Death Note (2017) Review - Not Exactly as Planned

Jared Popelar · August 30, 2017

Before we get to work here, I want to slip in this disclaimer. If you’ve read any of my previous articles about this movie, you’d be well within your rights to think that I’m not the most objective person to review this. On the runup to this film’s release, I advocated for its conceptual merits extensively and have showed signs that I’m really hoping for this movie to be good. We call this confirmation bias, and that can be a dangerous thing in critique, as it can cause critics to judge something more or less harshly because we kinda get a kick out of being right about things. I’m writing this disclaimer before having seen Death Note, and I intend to be as balanced and objective as I can possibly be for the following review. However, if this is the part where you jump over to another review at the risk of this one being potentially tainted by bias, then I completely understand. As for the rest of you, like I said, I’m going to put on my critic gloves nice and tight this time as I give this movie as unbiased a review as I humanly can. I swear it in the name of Willem DaFoe and his angelically gravelly voice.

So, shall we begin?


So if you somehow missed all of the four months' worth of buzz surrounding this week’s subject matter, allow to briefly bring you up to speed. Last spring, the media streaming colossus known as Netflix released a teaser trailer for their live-action Death Note movie, an adaptation of the legendary manga-turned-anime series originally aired in late 2006. Problem was, not everyone was on board for it at the time, and since this is the age of the internet where you can pretty much say anything you want under the blanket of anonymity, a large part of the anime fandom didn’t like it too much.

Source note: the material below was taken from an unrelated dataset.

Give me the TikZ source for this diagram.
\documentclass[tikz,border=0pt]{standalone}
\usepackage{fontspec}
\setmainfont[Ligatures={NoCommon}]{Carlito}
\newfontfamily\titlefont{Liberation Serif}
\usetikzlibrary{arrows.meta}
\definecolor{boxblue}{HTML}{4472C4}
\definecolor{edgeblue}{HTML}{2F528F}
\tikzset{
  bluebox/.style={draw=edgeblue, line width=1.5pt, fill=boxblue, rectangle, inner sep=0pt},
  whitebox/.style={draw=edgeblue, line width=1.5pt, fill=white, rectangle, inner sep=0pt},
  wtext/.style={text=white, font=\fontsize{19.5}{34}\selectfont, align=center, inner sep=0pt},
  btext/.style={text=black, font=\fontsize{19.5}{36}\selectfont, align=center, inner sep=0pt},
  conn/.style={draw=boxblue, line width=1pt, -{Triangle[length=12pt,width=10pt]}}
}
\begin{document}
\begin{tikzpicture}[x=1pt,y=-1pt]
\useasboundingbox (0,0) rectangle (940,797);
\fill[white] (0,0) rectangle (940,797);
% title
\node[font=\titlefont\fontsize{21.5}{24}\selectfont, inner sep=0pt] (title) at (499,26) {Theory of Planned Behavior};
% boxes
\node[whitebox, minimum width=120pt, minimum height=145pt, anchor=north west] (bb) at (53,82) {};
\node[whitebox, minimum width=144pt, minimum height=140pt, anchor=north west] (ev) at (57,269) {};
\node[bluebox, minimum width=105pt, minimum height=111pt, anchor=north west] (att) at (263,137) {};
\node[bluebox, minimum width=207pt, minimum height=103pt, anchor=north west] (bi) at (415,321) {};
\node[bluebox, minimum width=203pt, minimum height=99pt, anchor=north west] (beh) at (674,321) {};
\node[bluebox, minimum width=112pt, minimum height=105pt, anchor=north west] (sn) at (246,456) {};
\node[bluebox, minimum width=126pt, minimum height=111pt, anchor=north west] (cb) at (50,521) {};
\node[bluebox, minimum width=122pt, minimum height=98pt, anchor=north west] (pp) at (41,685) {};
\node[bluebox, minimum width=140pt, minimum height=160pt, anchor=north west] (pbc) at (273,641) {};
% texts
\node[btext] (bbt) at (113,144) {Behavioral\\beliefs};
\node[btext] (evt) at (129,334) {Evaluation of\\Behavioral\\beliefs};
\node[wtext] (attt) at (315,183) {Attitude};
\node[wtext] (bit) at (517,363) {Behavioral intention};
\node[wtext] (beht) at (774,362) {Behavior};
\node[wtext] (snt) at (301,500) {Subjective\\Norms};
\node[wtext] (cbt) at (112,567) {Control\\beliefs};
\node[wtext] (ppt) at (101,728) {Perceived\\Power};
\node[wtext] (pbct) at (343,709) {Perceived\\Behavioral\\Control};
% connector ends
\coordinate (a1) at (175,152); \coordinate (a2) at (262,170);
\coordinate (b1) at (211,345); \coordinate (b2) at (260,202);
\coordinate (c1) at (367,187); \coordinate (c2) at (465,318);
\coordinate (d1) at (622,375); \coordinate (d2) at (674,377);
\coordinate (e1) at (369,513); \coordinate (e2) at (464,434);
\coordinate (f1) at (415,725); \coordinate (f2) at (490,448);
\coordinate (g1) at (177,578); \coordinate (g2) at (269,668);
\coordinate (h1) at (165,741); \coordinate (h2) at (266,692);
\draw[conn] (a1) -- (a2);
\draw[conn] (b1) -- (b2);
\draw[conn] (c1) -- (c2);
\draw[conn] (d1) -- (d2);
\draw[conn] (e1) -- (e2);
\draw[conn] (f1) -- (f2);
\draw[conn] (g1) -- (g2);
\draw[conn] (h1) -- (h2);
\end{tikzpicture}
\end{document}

Personally I thought the whole thing was blown out of proportion, and I did an article shortly after the trailer’s release addressing some of the more common complaints I was reading about. Then the full length trailer hit, another wave of backlash hit Netflix’s channel, I had to do another editorial to address that, and now finally, we’re here.

The main event.

The moment everyone has been waiting for.

And…do you think maybe we can call this one a draw? Because the best word I could think of to sum up my experience with Death Note 2017 is just “alright.” It’s sure as hell not the next Dragonball Evolution or Last Airbender (frankly I’m not sure anything will ever be), but after sitting down and thinking about the movie, I don’t think I’m ready to run out of apartment extolling praise for Kira either.


Ah well. Who wants tea?

It’s not offensively bad, but it’s not amazingly wonderful either. It’s a good, well put together film that stands up fine if we look at it as just another offering in the summer cinematic lineup. The primary issue though, which you can probably guess seeing as how this is an anime blog, is that we can’t really do that. A sizeable number of people watching this movie (myself included) are fans of the original manga and anime series, and that means they’re going to have expectations in terms of characters, plot development, and underlying themes because that’s what the source material is known for.

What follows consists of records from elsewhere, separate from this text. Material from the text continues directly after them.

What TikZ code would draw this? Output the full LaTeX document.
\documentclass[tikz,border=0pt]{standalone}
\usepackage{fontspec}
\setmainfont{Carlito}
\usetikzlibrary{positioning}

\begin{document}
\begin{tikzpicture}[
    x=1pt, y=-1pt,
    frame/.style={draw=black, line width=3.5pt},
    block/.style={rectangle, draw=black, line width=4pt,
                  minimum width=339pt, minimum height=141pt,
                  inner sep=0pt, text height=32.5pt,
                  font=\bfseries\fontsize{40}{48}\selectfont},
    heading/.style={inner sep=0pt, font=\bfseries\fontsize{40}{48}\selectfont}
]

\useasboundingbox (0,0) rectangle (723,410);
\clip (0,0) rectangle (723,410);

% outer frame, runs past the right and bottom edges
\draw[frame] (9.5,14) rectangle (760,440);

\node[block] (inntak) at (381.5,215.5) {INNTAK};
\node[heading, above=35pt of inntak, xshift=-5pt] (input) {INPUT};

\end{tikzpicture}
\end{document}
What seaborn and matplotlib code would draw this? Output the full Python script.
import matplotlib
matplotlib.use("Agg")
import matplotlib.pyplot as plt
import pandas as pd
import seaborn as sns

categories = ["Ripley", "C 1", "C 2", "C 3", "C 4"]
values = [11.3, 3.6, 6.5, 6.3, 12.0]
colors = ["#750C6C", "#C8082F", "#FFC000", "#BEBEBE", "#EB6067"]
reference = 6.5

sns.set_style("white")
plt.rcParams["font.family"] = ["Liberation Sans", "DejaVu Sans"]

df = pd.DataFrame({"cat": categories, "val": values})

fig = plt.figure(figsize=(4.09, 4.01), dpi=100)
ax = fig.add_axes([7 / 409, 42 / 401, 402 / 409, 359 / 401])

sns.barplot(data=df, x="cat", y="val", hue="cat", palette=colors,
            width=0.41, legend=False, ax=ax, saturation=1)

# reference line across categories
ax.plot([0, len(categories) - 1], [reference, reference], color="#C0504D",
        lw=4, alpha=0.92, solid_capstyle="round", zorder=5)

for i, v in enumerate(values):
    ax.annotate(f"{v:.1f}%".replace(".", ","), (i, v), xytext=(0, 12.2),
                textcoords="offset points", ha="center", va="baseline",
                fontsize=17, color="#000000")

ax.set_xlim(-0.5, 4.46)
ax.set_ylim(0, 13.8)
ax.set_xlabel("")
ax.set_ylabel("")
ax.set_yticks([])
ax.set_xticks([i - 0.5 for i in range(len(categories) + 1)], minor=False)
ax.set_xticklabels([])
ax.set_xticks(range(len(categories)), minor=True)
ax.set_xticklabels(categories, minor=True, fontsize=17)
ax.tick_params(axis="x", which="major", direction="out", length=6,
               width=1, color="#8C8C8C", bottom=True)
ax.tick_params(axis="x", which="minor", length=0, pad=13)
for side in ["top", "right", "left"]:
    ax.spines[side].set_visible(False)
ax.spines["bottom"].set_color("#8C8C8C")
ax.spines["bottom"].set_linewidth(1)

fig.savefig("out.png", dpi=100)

And that’s going to be the primary sticking point for you if you’re interested in watching this as a fan of the original manga and anime. If you didn’t know anything about Death Note and was just watching this as a movie, you’d probably say that it’s a good, occasionally great, film on the whole - the cinematography looks really cool, most of the roles I think are pretty well acted, I love Ryuk just as much as I was expecting to and then some, and you can see and feel the effort that was put into this project. Objectively, it’s a good movie.

But speaking as someone who’s gone on the record multiple times stating that Death Note is my favorite anime series of all time, I can’t help the feeling that there should’ve been a little more substance to the story’s writing and character development, which are unfortunately the two things people really loved about the anime.

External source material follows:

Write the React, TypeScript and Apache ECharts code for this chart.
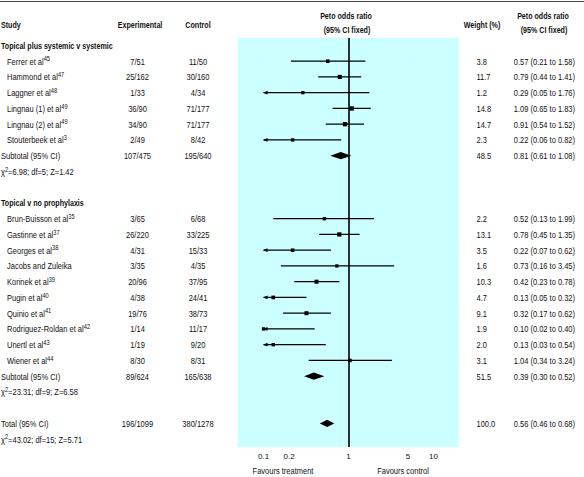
import React, { useEffect, useRef } from "react";
import * as echarts from "echarts";

// ---------- data ----------
const group1Title = "Topical plus systemic v systemic";
const group1Studies = ["Ferrer et al", "Hammond et al", "Laggner et al", "Lingnau (1) et al", "Lingnau (2) et al", "Stouterbeek et al"];
const group1Refs = ["45", "47", "48", "49", "49", "3"];
const group1Exp = ["7/51", "25/162", "1/33", "36/90", "34/90", "2/49"];
const group1Ctrl = ["11/50", "30/160", "4/34", "71/177", "71/177", "8/42"];
const group1Weight = [3.8, 11.7, 1.2, 14.8, 14.7, 2.3];
const group1OR = [0.57, 0.79, 0.29, 1.09, 0.91, 0.22];
const group1Lo = [0.21, 0.44, 0.05, 0.65, 0.54, 0.06];
const group1Hi = [1.58, 1.41, 1.76, 1.83, 1.52, 0.82];

const group2Title = "Topical v no prophylaxis";
const group2Studies = ["Brun-Buisson et al", "Gastinne et al", "Georges et al", "Jacobs and Zuleika", "Korinek et al", "Pugin et al", "Quinio et al", "Rodriguez-Roldan et al", "Unertl et al", "Wiener et al"];
const group2Refs = ["35", "37", "38", "", "39", "40", "41", "42", "43", "44"];
const group2Exp = ["3/65", "26/220", "4/31", "3/35", "20/96", "4/38", "19/76", "1/14", "1/19", "8/30"];
const group2Ctrl = ["6/68", "33/225", "15/33", "4/35", "37/95", "24/41", "38/73", "11/17", "9/20", "8/31"];
const group2Weight = [2.2, 13.1, 3.5, 1.6, 10.3, 4.7, 9.1, 1.9, 2.0, 3.1];
const group2OR = [0.52, 0.78, 0.22, 0.73, 0.42, 0.13, 0.32, 0.10, 0.13, 1.04];
const group2Lo = [0.13, 0.45, 0.07, 0.16, 0.23, 0.05, 0.17, 0.02, 0.03, 0.34];
const group2Hi = [1.99, 1.35, 0.62, 3.45, 0.78, 0.32, 0.62, 0.40, 0.54, 3.24];

const subtotalLabel = "Subtotal (95% CI)";
const subtotalExp = ["107/475", "89/624"];
const subtotalCtrl = ["195/640", "165/638"];
const subtotalWeight = [48.5, 51.5];
const subtotalOR = [0.81, 0.39];
const subtotalLo = [0.61, 0.30];
const subtotalHi = [1.08, 0.52];
const subtotalChi = [6.98, 23.31];
const subtotalDf = [5, 9];
const subtotalZ = [1.42, 6.58];

const totalLabel = "Total (95% CI)";
const totalExp = "196/1099";
const totalCtrl = "380/1278";
const totalWeight = 100.0;
const totalOR = 0.56;
const totalLo = 0.46;
const totalHi = 0.68;
const totalChi = 43.02;
const totalDf = 15;
const totalZ = 5.71;

const tickValues = [0.1, 0.2, 1, 5, 10];
const axisMin = 0.05;
const axisMax = 20;
const arrowCut = 0.1;

const headerStudy = "Study";
const headerExp = "Experimental";
const headerCtrl = "Control";
const headerOR1 = "Peto odds ratio";
const headerOR2 = "(95% CI fixed)";
const headerWeight = "Weight (%)";
const favoursLeft = "Favours treatment";
const favoursRight = "Favours control";

// ---------- layout ----------
const W = 584;
const H = 477;
const ROW_H = 15.75;
const FIRST = 61.2;
const PLOT_L = 238;
const PLOT_T = 38;
const PLOT_W = 221;
const PLOT_B = 447;
const FONT = "'Liberation Sans', Arial, Helvetica, sans-serif";
const FS = 9.5;
const SX_REG = 0.79;
const SX_BOLD = 0.75;
const TXT = "#111111";
const COL_STUDY = 7;
const COL_LEFT = 1;
const COL_EXP = 137.5;
const COL_CTRL = 198;
const COL_W = 476.5;
const COL_OR = 575;

const lg = (v: number) => Math.log10(v);
const fmtOR = (o: number, l: number, h: number) => `${o.toFixed(2)} (${l.toFixed(2)} to ${h.toFixed(2)})`;

type TItem = { x: number; r: number; text: string; align: string; bold?: boolean };

function buildRows() {
  const groups = [
    { title: group1Title, studies: group1Studies, refs: group1Refs, exp: group1Exp, ctrl: group1Ctrl, w: group1Weight, or: group1OR, lo: group1Lo, hi: group1Hi },
    { title: group2Title, studies: group2Studies, refs: group2Refs, exp: group2Exp, ctrl: group2Ctrl, w: group2Weight, or: group2OR, lo: group2Lo, hi: group2Hi },
  ];
  const texts: TItem[] = [];
  const studies: number[][] = [];
  const diamonds: number[][] = [];
  let r = -1;
  groups.forEach((g, gi) => {
    texts.push({ x: COL_LEFT, r, text: g.title, align: "left", bold: true });
    r++;
    g.studies.forEach((name, i) => {
      const sup = g.refs[i] ? `{s|${g.refs[i]}}` : "";
      texts.push({ x: COL_STUDY, r, text: name + sup, align: "left" });
      texts.push({ x: COL_EXP, r, text: g.exp[i], align: "center" });
      texts.push({ x: COL_CTRL, r, text: g.ctrl[i], align: "center" });
      texts.push({ x: COL_W, r, text: g.w[i].toFixed(1), align: "left" });
      texts.push({ x: COL_OR, r, text: fmtOR(g.or[i], g.lo[i], g.hi[i]), align: "right" });
      studies.push([lg(g.or[i]), r, lg(g.lo[i]), lg(g.hi[i]), g.w[i]]);
      r++;
    });
    texts.push({ x: COL_LEFT, r, text: subtotalLabel, align: "left" });
    texts.push({ x: COL_EXP, r, text: subtotalExp[gi], align: "center" });
    texts.push({ x: COL_CTRL, r, text: subtotalCtrl[gi], align: "center" });
    texts.push({ x: COL_W, r, text: subtotalWeight[gi].toFixed(1), align: "left" });
    texts.push({ x: COL_OR, r, text: fmtOR(subtotalOR[gi], subtotalLo[gi], subtotalHi[gi]), align: "right" });
    diamonds.push([lg(subtotalOR[gi]), r, lg(subtotalLo[gi]), lg(subtotalHi[gi])]);
    r++;
    texts.push({ x: COL_LEFT, r, text: `χ{s|2}=${subtotalChi[gi].toFixed(2)}; df=${subtotalDf[gi]}; Z=${subtotalZ[gi].toFixed(2)}`, align: "left" });
    r += 2;
  });
  texts.push({ x: COL_LEFT, r, text: totalLabel, align: "left" });
  texts.push({ x: COL_EXP, r, text: totalExp, align: "center" });
  texts.push({ x: COL_CTRL, r, text: totalCtrl, align: "center" });
  texts.push({ x: COL_W, r, text: totalWeight.toFixed(1), align: "left" });
  texts.push({ x: COL_OR, r, text: fmtOR(totalOR, totalLo, totalHi), align: "right" });
  diamonds.push([lg(totalOR), r, lg(totalLo), lg(totalHi)]);
  r++;
  texts.push({ x: COL_LEFT, r, text: `χ{s|2}=${totalChi.toFixed(2)}; df=${totalDf}; Z=${totalZ.toFixed(2)}`, align: "left" });
  return { texts, studies, diamonds };
}

function headerText(x: number, y: number, text: string, align: string, bold = true) {
  return {
    type: "text",
    x,
    y,
    scaleX: bold ? SX_BOLD : SX_REG,
    silent: true,
    style: {
      text,
      fill: TXT,
      font: `${bold ? "bold " : ""}${FS}px ${FONT}`,
      fontFamily: FONT,
      fontSize: FS,
      fontWeight: bold ? "bold" : "normal",
      align,
      textAlign: align,
      verticalAlign: "middle",
      textVerticalAlign: "middle",
    },
  };
}

function buildOption() {
  const { texts, studies, diamonds } = buildRows();
  const rMinPlot = (PLOT_T - FIRST) / ROW_H;
  const rMaxPlot = (PLOT_B - FIRST) / ROW_H;
  const rMinPage = (0 - FIRST) / ROW_H;
  const rMaxPage = (H - FIRST) / ROW_H;
  const tickPos = tickValues.map(lg);
  const cut = lg(arrowCut);

  return {
    animation: false,
    grid: [
      { left: PLOT_L, top: PLOT_T, width: PLOT_W, height: PLOT_B - PLOT_T, show: true, backgroundColor: "#ccffff", borderWidth: 0 },
      { left: 0, top: 0, width: W, height: H, show: false },
    ],
    xAxis: [
      {
        type: "value",
        gridIndex: 0,
        min: lg(axisMin),
        max: lg(axisMax),
        splitLine: { show: false },
        axisLine: { show: false },
        axisTick: { show: true, inside: true, length: 3, lineStyle: { color: "#ffffff", width: 1 }, customValues: tickPos },
        axisLabel: {
          customValues: tickPos,
          formatter: (v: number) => String(Number(Math.pow(10, v).toPrecision(6))),
          fontSize: 8,
          fontFamily: FONT,
          color: TXT,
          margin: 5,
        },
      },
      { type: "value", gridIndex: 1, min: 0, max: W, show: false },
    ],
    yAxis: [
      { type: "value", gridIndex: 0, inverse: true, min: rMinPlot, max: rMaxPlot, show: false },
      { type: "value", gridIndex: 1, inverse: true, min: rMinPage, max: rMaxPage, show: false },
    ],
    graphic: [
      { type: "line", silent: true, shape: { x1: 0, y1: 1.5, x2: W, y2: 1.5 }, style: { stroke: "#444", lineWidth: 1.2 } },
      headerText(COL_LEFT, 25, headerStudy, "left"),
      headerText(140, 25, headerExp, "center"),
      headerText(COL_CTRL, 25, headerCtrl, "center"),
      headerText(346, 16, headerOR1, "center"),
      headerText(347, 30, headerOR2, "center"),
      headerText(482, 25, headerWeight, "center"),
      headerText(543, 16, headerOR1, "center"),
      headerText(544, 30, headerOR2, "center"),
      headerText(283, 471, favoursLeft, "center", false),
      headerText(403, 471, favoursRight, "center", false),
    ],
    series: [
      {
        type: "custom",
        name: "studies",
        xAxisIndex: 0,
        yAxisIndex: 0,
        data: studies,
        silent: true,
        renderItem: (_p: any, api: any) => {
          const orV = api.value(0);
          const r = api.value(1);
          const loV = api.value(2);
          const hiV = api.value(3);
          const w = api.value(4);
          const c = api.coord([orV, r]);
          const clipped = loV < cut;
          const pL = api.coord([clipped ? cut : loV, r]);
          const pH = api.coord([hiV, r]);
          const s = 2.8 + 0.4 * Math.sqrt(w);
          const children: any[] = [
            { type: "line", shape: { x1: pL[0], y1: pL[1], x2: pH[0], y2: pH[1] }, style: { stroke: "#000", lineWidth: 1.2 } },
            { type: "rect", shape: { x: c[0] - s / 2, y: c[1] - s / 2, width: s, height: s }, style: { fill: "#000" } },
          ];
          if (clipped) {
            children.push({
              type: "polygon",
              shape: { points: [[pL[0] - 0.5, pL[1]], [pL[0] + 4, pL[1] - 1.9], [pL[0] + 4, pL[1] + 1.9]] },
              style: { fill: "#000" },
            });
          }
          return { type: "group", children };
        },
      },
      {
        type: "custom",
        name: "pooled",
        xAxisIndex: 0,
        yAxisIndex: 0,
        data: diamonds,
        silent: true,
        renderItem: (_p: any, api: any) => {
          const r = api.value(1);
          const c = api.coord([api.value(0), r]);
          const l = api.coord([api.value(2), r]);
          const h = api.coord([api.value(3), r]);
          const hh = 3.6;
          return {
            type: "polygon",
            shape: { points: [[l[0], l[1]], [c[0], c[1] - hh], [h[0], h[1]], [c[0], c[1] + hh]] },
            style: { fill: "#000" },
          };
        },
        markLine: {
          silent: true,
          symbol: ["none", "none"],
          label: { show: false },
          lineStyle: { color: "#000", width: 1.6, type: "solid" },
          data: [{ xAxis: lg(1) }],
        },
      },
      {
        type: "custom",
        name: "table",
        xAxisIndex: 1,
        yAxisIndex: 1,
        data: texts.map((t) => [t.x, t.r]),
        silent: true,
        renderItem: (p: any, api: any) => {
          const t = texts[p.dataIndex];
          const pt = api.coord([api.value(0), api.value(1)]);
          return {
            type: "text",
            x: pt[0],
            y: pt[1],
            scaleX: t.bold ? SX_BOLD : SX_REG,
            style: {
              text: t.text,
              fill: TXT,
              fontFamily: FONT,
              fontSize: FS,
              fontWeight: t.bold ? "bold" : "normal",
              lineHeight: 12,
              align: t.align,
              verticalAlign: "middle",
              rich: {
                s: { fontSize: 7.2, lineHeight: 7.5, verticalAlign: "top", fill: TXT, fontFamily: FONT },
              },
            },
          };
        },
      },
    ],
  };
}

export default function App() {
  const ref = useRef<HTMLDivElement>(null);
  useEffect(() => {
    document.body.style.margin = "0";
    if (!ref.current) return;
    const chart = echarts.init(ref.current, null, { renderer: "svg" });
    chart.setOption(buildOption() as any);
    return () => chart.dispose();
  }, []);
  return <div ref={ref} style={{ width: W, height: H, background: "#fff" }} />;
}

The big selling point for Death Note 2017 is that it’s supposed to be an American retelling of the original story. The settting is downtown Seattle, where our protagonist Light Turner (Nat Wolff, Paper Towns, The Fault in Our Stars) finds a mysterious notebook left behind by the…dammit, they did exactly what I didn’t want them to do…“death god” Ryuk (voiced by Willem DaFoe, who everyone should know by this point). The notebook, as it’s revealed very early on, is capable of killing anyone by any means as long as the user knows their name and face. Eventually Light gets the idea to use the notebook’s powers for “good,” as he starts killing off people who he deems are “evil.” Assisting him is Mia Sutton (Margret Qualley, The Nice Guys, Palo Alto), a fellow classmate and eventual girlfriend, and the two of them together get to work filling out the notebook under the moniker Kira. Naturally, word spreads to the ears of the world-renowned detective L (Keith Stanfield, Get Out, Snowden, Straight Outta Compton), and a game of psychological cat and mouse begins to take place.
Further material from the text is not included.